[Short problem] Copy out all lines in the data below containing the string "this".

[Input data]
+ + +
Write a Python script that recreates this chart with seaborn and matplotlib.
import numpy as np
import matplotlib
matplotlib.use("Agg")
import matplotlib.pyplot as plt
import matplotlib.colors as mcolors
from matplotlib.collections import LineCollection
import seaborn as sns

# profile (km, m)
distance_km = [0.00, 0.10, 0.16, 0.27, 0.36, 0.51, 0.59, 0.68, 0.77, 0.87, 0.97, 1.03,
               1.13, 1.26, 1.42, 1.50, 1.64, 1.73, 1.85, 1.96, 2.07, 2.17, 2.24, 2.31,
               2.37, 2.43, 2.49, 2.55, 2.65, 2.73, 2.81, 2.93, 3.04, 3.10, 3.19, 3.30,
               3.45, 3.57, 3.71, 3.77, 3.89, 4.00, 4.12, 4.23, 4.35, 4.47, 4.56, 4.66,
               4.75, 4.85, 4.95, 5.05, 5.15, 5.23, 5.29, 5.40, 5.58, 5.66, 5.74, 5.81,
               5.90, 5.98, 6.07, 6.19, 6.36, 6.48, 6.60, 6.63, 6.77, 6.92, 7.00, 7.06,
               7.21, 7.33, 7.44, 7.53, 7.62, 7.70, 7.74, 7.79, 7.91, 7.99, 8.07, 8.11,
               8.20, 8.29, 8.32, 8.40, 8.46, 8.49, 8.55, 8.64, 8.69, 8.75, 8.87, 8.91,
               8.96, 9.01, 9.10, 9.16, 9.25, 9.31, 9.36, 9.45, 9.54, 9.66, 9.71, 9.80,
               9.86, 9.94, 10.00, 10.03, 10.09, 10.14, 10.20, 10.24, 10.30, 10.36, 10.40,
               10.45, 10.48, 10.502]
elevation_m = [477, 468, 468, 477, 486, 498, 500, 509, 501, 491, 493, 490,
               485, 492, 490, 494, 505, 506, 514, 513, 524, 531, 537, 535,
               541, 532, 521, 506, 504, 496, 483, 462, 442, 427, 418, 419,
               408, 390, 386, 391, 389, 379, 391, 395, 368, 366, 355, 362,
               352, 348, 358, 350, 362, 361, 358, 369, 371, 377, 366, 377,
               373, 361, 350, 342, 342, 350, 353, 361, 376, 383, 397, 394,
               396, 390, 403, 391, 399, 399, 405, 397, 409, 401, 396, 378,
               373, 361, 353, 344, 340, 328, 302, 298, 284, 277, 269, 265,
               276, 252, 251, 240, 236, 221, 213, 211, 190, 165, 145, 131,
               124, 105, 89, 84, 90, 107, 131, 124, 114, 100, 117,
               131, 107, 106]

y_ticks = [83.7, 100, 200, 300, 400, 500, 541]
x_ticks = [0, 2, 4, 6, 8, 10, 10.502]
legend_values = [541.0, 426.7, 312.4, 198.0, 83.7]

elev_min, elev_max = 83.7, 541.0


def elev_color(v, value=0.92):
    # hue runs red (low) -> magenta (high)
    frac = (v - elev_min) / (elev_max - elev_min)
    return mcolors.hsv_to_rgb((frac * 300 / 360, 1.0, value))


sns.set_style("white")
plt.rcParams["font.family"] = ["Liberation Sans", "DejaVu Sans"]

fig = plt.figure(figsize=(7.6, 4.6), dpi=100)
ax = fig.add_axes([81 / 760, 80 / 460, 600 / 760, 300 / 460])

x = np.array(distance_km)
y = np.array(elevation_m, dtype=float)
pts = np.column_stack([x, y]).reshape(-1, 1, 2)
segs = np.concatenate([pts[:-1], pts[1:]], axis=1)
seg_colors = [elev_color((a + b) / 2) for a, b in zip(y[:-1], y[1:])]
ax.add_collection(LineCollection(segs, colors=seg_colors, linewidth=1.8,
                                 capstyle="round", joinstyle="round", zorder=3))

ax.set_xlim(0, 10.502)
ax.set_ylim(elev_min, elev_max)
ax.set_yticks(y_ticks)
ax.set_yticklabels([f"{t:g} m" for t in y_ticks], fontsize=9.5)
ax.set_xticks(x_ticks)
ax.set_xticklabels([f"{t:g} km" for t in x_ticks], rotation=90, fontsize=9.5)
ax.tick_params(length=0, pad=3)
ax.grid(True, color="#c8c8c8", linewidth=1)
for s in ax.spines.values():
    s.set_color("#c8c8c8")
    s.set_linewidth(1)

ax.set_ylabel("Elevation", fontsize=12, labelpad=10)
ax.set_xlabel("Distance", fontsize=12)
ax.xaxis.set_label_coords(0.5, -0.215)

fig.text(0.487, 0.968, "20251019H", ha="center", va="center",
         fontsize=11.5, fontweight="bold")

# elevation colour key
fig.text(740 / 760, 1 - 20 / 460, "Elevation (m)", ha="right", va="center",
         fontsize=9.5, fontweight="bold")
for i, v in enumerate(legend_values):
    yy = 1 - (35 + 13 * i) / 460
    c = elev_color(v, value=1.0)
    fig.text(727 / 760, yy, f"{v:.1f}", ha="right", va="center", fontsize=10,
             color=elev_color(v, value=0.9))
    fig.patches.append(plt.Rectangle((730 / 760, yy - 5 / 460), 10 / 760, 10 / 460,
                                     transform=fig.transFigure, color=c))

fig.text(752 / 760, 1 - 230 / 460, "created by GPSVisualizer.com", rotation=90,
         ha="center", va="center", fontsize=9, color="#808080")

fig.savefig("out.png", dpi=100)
+ + +
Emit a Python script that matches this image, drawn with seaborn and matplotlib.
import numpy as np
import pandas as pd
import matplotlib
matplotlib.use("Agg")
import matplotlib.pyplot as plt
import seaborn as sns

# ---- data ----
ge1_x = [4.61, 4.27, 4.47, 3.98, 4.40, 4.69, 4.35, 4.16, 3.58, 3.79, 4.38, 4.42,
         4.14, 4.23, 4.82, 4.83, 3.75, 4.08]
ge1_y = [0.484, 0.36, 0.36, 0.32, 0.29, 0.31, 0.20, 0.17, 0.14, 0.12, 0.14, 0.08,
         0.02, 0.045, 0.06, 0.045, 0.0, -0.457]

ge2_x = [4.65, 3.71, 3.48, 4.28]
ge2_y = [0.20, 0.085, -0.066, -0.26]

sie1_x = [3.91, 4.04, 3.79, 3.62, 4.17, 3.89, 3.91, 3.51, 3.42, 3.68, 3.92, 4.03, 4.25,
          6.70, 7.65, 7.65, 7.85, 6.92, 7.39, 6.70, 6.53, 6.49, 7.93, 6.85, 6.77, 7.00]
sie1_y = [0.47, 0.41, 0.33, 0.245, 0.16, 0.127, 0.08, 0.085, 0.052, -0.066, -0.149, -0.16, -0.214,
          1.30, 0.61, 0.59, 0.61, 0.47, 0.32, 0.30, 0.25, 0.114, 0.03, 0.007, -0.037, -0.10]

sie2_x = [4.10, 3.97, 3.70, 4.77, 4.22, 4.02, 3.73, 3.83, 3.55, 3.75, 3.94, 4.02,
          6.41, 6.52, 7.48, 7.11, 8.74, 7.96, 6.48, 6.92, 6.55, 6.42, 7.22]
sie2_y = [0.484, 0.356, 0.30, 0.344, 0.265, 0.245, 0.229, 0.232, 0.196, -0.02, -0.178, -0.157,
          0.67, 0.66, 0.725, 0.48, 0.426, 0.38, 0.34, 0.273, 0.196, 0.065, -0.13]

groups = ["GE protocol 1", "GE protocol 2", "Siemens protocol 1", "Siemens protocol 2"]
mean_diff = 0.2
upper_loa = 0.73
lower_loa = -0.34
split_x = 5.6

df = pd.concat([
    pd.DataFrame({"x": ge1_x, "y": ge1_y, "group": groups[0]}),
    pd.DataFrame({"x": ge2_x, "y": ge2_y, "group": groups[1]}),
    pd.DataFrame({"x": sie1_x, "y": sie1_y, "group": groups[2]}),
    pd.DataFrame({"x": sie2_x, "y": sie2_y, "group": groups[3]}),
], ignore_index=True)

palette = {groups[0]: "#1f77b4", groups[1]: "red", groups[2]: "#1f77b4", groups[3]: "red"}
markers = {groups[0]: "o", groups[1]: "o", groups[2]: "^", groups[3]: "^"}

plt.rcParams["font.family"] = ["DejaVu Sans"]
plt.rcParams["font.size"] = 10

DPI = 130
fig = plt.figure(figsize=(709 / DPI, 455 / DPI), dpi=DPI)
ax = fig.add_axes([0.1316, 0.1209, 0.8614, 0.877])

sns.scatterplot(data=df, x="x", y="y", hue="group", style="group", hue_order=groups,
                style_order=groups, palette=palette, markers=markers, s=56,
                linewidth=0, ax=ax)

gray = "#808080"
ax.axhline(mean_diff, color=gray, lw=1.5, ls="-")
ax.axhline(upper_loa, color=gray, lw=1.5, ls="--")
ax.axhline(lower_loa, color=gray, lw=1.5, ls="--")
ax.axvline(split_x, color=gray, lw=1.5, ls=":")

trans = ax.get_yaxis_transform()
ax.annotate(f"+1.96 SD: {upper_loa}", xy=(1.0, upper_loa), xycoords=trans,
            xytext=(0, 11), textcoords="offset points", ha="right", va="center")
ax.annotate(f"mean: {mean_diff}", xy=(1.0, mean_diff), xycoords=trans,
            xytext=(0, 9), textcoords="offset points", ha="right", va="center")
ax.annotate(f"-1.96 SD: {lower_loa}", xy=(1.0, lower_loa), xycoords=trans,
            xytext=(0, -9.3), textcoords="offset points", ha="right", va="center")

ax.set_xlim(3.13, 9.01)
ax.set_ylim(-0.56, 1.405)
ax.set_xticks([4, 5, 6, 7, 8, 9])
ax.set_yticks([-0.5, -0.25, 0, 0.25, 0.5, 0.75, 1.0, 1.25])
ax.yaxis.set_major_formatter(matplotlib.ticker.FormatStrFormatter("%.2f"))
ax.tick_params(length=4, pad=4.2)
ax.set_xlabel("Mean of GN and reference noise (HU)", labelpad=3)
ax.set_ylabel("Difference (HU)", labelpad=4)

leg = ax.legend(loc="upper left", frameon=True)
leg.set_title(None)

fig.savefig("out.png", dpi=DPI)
+ + +
[Written answer]
Write a Python script that recreates this chart with seaborn and matplotlib.
Emit a Python script that matches this image, drawn with seaborn and matplotlib.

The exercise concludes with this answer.